İş dünyasında Print 2.0, baskı ortamının işi etkin kılan bir faktöre dönüştürülmesi olarak algılanıyor. Print 2.0, baskı ve dijital görüntüleme ortamını arka büro sabit gideri olmaktan çıkarıp, maliyet tasarrufunun yanı sıra iş fırsatları açısından da stratejik bir tetikleyici faktöre dönüştürüyor. KOBİ açısından değerlendirildiğinde, yazdırılan materyallerde renk kullanımının stratejik yönetimi bu malzemelerin bütçeye getireceği etkiyi önemli ölçüde azaltiyor. Kurumsal anlamda Print 2.0, yönetilen baskı hizmetleri yoluyla şirketlerin baskı maliyetlerinde %28 ile %48 arasında tasarruf elde etmelerini sağlıyor.”

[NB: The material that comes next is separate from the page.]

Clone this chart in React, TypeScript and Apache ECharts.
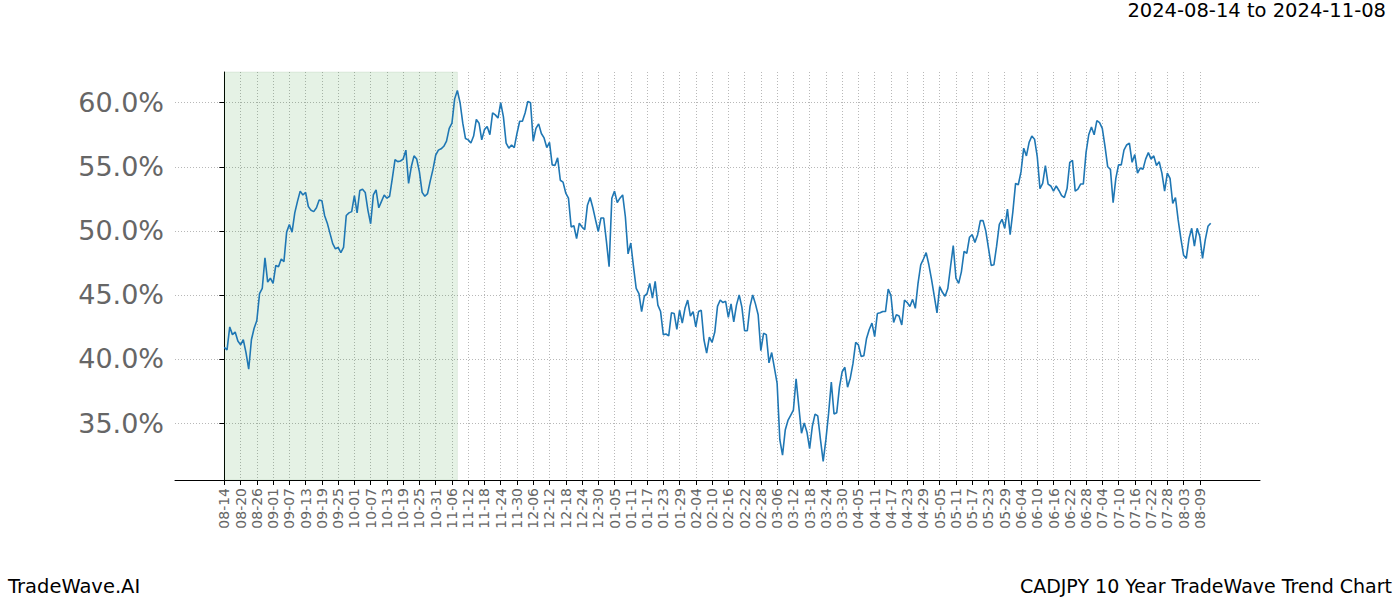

Geçtiğimiz yıl HP’nin Türkiye’ye fabrika kuracağı bildirilmişti. Bunun akibetini merak ediyorduk. Onu da sorduk. DeLacy şöyle cevapladı: “HP, Türkiye’ye verdiği önemi önümüzdeki yıl kuracağı bilgisayar fabrikasıyla da gösterecek. Bu proje hayata geçirildiğinde Türkiye, küresel olarak bakıldığında ilk defa ileri teknoloji konusunda ihracat gerçekleştirilebilen bir ülke haline gelecek.”
Bu fabrikada sadece bilgisayar üretilecek. Gerçi biz hiç değilse bir üretim bandında da yazıcı üretilse iyi olur dedik ama netice itibariyle Endüstri Mühendisleri daha doğrusunu bilir.
Yazıcı cephesinde HP bu durumda. “Diğer markalar ne durumda?” derseniz, onu bende merak ediyorum.
(Bu yazının bir kısmı 7 Mart 2010 tarihli Para dergisinde yayınlanmıştır.)